SET EXERCISE:
Output the material below in full, exactly as it is.

------------

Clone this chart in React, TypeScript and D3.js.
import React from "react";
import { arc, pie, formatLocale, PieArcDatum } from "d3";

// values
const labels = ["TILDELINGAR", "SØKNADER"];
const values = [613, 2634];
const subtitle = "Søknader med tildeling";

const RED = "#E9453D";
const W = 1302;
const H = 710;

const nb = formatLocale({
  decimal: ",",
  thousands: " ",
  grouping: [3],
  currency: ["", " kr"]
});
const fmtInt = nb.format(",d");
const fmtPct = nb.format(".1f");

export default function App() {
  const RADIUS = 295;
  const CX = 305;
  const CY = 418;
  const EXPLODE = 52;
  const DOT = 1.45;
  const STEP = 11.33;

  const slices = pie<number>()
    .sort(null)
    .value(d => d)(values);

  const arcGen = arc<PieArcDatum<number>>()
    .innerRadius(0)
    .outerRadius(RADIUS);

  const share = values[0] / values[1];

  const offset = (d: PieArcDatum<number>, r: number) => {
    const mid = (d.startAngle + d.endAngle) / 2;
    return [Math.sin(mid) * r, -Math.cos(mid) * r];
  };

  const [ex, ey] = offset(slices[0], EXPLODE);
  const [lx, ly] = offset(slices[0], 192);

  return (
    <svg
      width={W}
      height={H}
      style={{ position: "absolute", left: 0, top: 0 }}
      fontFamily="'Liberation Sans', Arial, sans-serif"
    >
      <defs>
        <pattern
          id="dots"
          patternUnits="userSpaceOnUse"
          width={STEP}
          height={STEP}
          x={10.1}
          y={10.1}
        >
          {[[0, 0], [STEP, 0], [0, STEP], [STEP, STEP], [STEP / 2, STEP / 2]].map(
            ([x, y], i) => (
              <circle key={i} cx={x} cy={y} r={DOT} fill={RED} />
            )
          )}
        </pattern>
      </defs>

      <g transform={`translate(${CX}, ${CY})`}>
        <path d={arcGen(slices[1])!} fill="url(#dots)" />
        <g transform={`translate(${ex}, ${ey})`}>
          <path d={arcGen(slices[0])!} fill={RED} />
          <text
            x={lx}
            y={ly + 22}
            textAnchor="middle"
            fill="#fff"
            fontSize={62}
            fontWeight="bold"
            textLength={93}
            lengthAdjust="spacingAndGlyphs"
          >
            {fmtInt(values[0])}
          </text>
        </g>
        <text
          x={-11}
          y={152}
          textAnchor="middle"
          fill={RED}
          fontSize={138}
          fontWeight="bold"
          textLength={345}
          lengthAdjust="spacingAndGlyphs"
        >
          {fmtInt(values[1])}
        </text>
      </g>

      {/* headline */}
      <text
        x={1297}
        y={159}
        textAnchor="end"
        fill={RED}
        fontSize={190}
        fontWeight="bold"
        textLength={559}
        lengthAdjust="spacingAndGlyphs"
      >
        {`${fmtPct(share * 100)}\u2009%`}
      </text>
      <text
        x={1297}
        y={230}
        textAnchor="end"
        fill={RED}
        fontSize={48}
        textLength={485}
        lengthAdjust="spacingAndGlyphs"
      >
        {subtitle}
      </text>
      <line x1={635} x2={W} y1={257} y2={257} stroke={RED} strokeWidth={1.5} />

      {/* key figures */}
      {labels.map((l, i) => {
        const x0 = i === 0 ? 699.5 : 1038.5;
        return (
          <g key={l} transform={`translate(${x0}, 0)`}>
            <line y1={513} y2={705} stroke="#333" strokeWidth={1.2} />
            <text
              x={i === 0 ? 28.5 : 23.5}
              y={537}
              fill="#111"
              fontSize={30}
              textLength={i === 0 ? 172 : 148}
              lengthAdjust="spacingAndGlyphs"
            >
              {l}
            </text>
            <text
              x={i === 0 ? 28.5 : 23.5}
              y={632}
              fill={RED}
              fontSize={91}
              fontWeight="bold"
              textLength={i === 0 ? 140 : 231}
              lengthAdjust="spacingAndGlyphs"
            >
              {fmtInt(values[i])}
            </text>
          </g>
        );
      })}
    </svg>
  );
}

------------

SOLVED EXERCISE:
Clone this chart in React, TypeScript and D3.js.
import React from "react";
import { arc, pie, formatLocale, PieArcDatum } from "d3";

// values
const labels = ["TILDELINGAR", "SØKNADER"];
const values = [613, 2634];
const subtitle = "Søknader med tildeling";

const RED = "#E9453D";
const W = 1302;
const H = 710;

const nb = formatLocale({
  decimal: ",",
  thousands: " ",
  grouping: [3],
  currency: ["", " kr"]
});
const fmtInt = nb.format(",d");
const fmtPct = nb.format(".1f");

export default function App() {
  const RADIUS = 295;
  const CX = 305;
  const CY = 418;
  const EXPLODE = 52;
  const DOT = 1.45;
  const STEP = 11.33;

  const slices = pie<number>()
    .sort(null)
    .value(d => d)(values);

  const arcGen = arc<PieArcDatum<number>>()
    .innerRadius(0)
    .outerRadius(RADIUS);

  const share = values[0] / values[1];

  const offset = (d: PieArcDatum<number>, r: number) => {
    const mid = (d.startAngle + d.endAngle) / 2;
    return [Math.sin(mid) * r, -Math.cos(mid) * r];
  };

  const [ex, ey] = offset(slices[0], EXPLODE);
  const [lx, ly] = offset(slices[0], 192);

  return (
    <svg
      width={W}
      height={H}
      style={{ position: "absolute", left: 0, top: 0 }}
      fontFamily="'Liberation Sans', Arial, sans-serif"
    >
      <defs>
        <pattern
          id="dots"
          patternUnits="userSpaceOnUse"
          width={STEP}
          height={STEP}
          x={10.1}
          y={10.1}
        >
          {[[0, 0], [STEP, 0], [0, STEP], [STEP, STEP], [STEP / 2, STEP / 2]].map(
            ([x, y], i) => (
              <circle key={i} cx={x} cy={y} r={DOT} fill={RED} />
            )
          )}
        </pattern>
      </defs>

      <g transform={`translate(${CX}, ${CY})`}>
        <path d={arcGen(slices[1])!} fill="url(#dots)" />
        <g transform={`translate(${ex}, ${ey})`}>
          <path d={arcGen(slices[0])!} fill={RED} />
          <text
            x={lx}
            y={ly + 22}
            textAnchor="middle"
            fill="#fff"
            fontSize={62}
            fontWeight="bold"
            textLength={93}
            lengthAdjust="spacingAndGlyphs"
          >
            {fmtInt(values[0])}
          </text>
        </g>
        <text
          x={-11}
          y={152}
          textAnchor="middle"
          fill={RED}
          fontSize={138}
          fontWeight="bold"
          textLength={345}
          lengthAdjust="spacingAndGlyphs"
        >
          {fmtInt(values[1])}
        </text>
      </g>

      {/* headline */}
      <text
        x={1297}
        y={159}
        textAnchor="end"
        fill={RED}
        fontSize={190}
        fontWeight="bold"
        textLength={559}
        lengthAdjust="spacingAndGlyphs"
      >
        {`${fmtPct(share * 100)}\u2009%`}
      </text>
      <text
        x={1297}
        y={230}
        textAnchor="end"
        fill={RED}
        fontSize={48}
        textLength={485}
        lengthAdjust="spacingAndGlyphs"
      >
        {subtitle}
      </text>
      <line x1={635} x2={W} y1={257} y2={257} stroke={RED} strokeWidth={1.5} />

      {/* key figures */}
      {labels.map((l, i) => {
        const x0 = i === 0 ? 699.5 : 1038.5;
        return (
          <g key={l} transform={`translate(${x0}, 0)`}>
            <line y1={513} y2={705} stroke="#333" strokeWidth={1.2} />
            <text
              x={i === 0 ? 28.5 : 23.5}
              y={537}
              fill="#111"
              fontSize={30}
              textLength={i === 0 ? 172 : 148}
              lengthAdjust="spacingAndGlyphs"
            >
              {l}
            </text>
            <text
              x={i === 0 ? 28.5 : 23.5}
              y={632}
              fill={RED}
              fontSize={91}
              fontWeight="bold"
              textLength={i === 0 ? 140 : 231}
              lengthAdjust="spacingAndGlyphs"
            >
              {fmtInt(values[i])}
            </text>
          </g>
        );
      })}
    </svg>
  );
}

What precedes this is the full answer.